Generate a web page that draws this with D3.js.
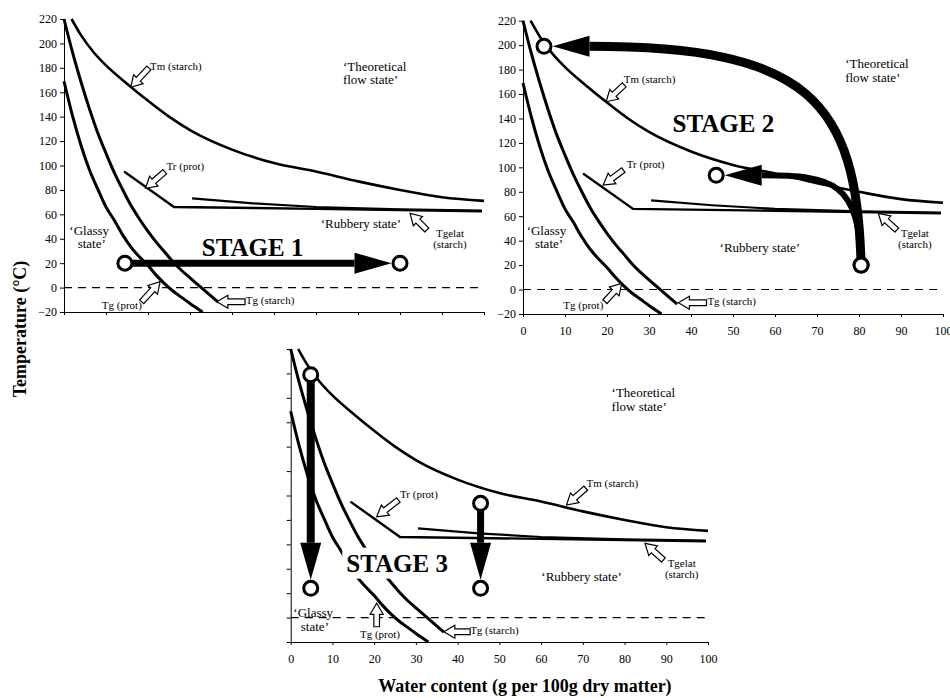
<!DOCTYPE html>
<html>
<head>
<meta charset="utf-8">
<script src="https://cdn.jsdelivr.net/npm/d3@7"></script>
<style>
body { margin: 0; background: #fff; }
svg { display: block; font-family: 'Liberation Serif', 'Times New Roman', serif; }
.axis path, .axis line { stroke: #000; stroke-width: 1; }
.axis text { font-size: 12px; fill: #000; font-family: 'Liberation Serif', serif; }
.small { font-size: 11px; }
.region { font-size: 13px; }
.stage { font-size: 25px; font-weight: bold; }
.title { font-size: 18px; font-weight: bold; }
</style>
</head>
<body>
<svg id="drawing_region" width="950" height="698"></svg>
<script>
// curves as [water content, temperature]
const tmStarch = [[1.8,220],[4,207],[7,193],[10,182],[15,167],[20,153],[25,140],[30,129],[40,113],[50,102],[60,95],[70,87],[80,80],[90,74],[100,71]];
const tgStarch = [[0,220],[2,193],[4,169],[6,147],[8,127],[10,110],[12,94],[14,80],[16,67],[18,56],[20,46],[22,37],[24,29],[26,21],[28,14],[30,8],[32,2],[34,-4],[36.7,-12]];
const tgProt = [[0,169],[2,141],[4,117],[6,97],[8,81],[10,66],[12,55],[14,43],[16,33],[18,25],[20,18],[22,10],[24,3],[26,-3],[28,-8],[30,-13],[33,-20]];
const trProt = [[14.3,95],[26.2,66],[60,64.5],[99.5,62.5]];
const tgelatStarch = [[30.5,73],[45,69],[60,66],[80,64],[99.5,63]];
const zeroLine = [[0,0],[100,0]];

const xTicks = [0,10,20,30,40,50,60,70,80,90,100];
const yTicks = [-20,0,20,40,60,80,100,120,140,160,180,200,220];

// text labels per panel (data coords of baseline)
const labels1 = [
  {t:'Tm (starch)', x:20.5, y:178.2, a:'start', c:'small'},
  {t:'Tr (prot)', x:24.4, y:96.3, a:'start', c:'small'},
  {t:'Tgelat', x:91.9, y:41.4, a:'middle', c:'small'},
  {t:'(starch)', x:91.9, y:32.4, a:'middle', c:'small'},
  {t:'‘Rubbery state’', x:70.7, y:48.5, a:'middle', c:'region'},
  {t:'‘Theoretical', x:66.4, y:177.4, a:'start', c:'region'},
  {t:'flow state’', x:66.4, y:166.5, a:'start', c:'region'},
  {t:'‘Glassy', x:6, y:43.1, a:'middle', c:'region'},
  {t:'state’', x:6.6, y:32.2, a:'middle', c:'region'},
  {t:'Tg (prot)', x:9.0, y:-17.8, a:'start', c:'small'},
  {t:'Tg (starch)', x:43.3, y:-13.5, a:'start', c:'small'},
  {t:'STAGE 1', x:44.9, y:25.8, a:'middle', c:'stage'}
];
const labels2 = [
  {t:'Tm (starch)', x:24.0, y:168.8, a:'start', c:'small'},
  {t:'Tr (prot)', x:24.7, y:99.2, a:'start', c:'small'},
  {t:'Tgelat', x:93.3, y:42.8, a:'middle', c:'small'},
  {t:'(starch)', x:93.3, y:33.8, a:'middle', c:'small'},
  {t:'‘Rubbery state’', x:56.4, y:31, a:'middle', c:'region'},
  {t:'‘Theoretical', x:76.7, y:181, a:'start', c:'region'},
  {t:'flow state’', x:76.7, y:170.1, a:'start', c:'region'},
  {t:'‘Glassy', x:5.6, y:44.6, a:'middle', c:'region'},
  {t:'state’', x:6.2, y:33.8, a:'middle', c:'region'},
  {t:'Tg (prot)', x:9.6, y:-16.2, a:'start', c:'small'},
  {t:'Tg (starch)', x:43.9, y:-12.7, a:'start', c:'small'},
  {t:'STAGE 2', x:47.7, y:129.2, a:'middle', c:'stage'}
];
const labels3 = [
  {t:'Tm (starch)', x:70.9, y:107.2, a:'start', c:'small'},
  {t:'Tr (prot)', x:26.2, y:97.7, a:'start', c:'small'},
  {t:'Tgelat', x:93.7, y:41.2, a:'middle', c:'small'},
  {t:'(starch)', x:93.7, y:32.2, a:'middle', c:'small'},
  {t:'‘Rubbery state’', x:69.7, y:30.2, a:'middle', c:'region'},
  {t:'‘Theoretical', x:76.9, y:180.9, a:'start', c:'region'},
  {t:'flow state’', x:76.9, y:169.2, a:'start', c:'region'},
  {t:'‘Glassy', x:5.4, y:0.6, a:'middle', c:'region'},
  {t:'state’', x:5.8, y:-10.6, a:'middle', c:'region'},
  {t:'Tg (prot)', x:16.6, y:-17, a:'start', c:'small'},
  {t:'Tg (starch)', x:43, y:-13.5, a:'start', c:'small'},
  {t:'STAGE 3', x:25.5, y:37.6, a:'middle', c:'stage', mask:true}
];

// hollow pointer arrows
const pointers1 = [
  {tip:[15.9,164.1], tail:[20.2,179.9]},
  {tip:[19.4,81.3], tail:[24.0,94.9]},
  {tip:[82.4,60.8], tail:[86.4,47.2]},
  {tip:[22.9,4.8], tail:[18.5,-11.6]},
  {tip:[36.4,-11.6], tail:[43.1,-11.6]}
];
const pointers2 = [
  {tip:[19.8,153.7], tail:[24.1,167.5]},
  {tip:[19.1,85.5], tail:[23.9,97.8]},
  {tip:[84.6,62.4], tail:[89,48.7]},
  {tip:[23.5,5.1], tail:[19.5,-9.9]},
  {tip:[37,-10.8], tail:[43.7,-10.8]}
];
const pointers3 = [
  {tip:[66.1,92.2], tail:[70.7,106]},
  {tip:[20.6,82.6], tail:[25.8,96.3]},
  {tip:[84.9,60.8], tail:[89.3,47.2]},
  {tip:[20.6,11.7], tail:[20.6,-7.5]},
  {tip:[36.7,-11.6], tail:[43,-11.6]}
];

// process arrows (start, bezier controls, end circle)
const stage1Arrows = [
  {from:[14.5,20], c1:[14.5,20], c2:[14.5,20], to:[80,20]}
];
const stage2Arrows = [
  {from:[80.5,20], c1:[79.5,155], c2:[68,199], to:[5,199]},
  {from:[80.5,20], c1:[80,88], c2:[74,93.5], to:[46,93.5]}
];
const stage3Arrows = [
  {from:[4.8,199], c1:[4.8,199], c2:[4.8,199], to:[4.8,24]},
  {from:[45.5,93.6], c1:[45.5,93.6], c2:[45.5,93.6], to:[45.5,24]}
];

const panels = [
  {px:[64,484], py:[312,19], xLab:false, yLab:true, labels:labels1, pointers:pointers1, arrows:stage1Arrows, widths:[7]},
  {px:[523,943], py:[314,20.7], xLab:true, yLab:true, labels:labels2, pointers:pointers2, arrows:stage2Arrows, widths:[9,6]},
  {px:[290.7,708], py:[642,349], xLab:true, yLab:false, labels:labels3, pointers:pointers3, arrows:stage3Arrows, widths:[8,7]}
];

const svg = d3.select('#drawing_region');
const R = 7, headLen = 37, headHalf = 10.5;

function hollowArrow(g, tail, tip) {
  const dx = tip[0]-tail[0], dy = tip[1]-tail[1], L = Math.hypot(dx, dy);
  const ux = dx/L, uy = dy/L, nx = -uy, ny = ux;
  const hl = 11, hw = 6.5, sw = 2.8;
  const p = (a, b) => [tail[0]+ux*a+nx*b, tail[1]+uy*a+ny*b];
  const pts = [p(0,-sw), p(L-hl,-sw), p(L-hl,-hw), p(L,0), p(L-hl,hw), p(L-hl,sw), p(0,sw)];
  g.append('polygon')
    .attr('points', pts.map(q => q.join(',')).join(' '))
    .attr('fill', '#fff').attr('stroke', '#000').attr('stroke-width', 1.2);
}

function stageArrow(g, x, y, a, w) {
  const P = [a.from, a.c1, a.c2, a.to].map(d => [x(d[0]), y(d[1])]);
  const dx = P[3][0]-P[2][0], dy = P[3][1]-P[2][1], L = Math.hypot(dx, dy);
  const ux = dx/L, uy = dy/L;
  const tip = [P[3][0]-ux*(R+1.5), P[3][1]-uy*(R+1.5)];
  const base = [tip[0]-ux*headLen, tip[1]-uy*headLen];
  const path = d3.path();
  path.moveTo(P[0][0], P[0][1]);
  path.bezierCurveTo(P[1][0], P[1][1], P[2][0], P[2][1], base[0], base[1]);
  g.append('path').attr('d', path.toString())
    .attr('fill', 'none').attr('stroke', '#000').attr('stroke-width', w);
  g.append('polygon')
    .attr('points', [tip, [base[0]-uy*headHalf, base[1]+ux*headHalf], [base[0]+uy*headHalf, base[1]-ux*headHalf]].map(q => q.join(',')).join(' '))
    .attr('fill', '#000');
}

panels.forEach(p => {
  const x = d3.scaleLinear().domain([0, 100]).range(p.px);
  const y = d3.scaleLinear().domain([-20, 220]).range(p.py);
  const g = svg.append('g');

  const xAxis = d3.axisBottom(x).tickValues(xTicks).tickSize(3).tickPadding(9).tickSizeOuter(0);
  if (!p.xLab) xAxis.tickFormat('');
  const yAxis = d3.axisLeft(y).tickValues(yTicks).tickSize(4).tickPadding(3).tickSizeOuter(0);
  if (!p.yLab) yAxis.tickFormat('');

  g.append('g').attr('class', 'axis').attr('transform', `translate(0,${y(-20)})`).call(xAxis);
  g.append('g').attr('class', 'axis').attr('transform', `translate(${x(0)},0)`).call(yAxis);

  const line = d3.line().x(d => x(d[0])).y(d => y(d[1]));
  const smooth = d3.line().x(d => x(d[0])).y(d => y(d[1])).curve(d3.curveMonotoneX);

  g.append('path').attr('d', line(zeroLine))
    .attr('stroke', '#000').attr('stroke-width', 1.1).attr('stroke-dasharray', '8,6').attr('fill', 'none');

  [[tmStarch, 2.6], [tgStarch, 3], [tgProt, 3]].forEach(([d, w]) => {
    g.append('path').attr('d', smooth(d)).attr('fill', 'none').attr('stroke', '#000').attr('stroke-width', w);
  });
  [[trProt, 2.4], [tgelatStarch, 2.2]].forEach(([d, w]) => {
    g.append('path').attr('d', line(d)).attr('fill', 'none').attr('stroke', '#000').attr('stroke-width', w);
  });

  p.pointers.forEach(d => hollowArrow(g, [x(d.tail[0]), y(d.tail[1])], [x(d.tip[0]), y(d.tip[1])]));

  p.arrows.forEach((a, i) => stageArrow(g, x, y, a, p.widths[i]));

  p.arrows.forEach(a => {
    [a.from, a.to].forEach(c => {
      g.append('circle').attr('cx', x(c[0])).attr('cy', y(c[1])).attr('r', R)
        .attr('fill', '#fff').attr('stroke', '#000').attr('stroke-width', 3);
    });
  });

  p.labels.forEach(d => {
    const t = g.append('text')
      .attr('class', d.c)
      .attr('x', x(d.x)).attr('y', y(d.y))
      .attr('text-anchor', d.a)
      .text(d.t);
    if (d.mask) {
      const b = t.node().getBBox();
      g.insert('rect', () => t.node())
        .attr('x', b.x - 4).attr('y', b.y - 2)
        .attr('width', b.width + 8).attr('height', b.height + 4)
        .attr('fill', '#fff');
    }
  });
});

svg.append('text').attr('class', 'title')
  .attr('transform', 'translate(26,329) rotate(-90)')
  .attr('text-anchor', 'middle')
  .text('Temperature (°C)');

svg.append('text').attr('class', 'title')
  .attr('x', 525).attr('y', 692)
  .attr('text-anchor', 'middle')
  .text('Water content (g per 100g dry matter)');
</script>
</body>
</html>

_ _ _ _ _

▶ **Exercise directions**
Only the lines from the start of the material through the line containing "const yTicks = [-20,0,20,40,60,80,100,120,140,160,180,200,220];" should be transcribed. Pictures stay out.

▶ **Response**
Generate a web page that draws this with D3.js.
<!DOCTYPE html>
<html>
<head>
<meta charset="utf-8">
<script src="https://cdn.jsdelivr.net/npm/d3@7"></script>
<style>
body { margin: 0; background: #fff; }
svg { display: block; font-family: 'Liberation Serif', 'Times New Roman', serif; }
.axis path, .axis line { stroke: #000; stroke-width: 1; }
.axis text { font-size: 12px; fill: #000; font-family: 'Liberation Serif', serif; }
.small { font-size: 11px; }
.region { font-size: 13px; }
.stage { font-size: 25px; font-weight: bold; }
.title { font-size: 18px; font-weight: bold; }
</style>
</head>
<body>
<svg id="drawing_region" width="950" height="698"></svg>
<script>
// curves as [water content, temperature]
const tmStarch = [[1.8,220],[4,207],[7,193],[10,182],[15,167],[20,153],[25,140],[30,129],[40,113],[50,102],[60,95],[70,87],[80,80],[90,74],[100,71]];
const tgStarch = [[0,220],[2,193],[4,169],[6,147],[8,127],[10,110],[12,94],[14,80],[16,67],[18,56],[20,46],[22,37],[24,29],[26,21],[28,14],[30,8],[32,2],[34,-4],[36.7,-12]];
const tgProt = [[0,169],[2,141],[4,117],[6,97],[8,81],[10,66],[12,55],[14,43],[16,33],[18,25],[20,18],[22,10],[24,3],[26,-3],[28,-8],[30,-13],[33,-20]];
const trProt = [[14.3,95],[26.2,66],[60,64.5],[99.5,62.5]];
const tgelatStarch = [[30.5,73],[45,69],[60,66],[80,64],[99.5,63]];
const zeroLine = [[0,0],[100,0]];

const xTicks = [0,10,20,30,40,50,60,70,80,90,100];
const yTicks = [-20,0,20,40,60,80,100,120,140,160,180,200,220];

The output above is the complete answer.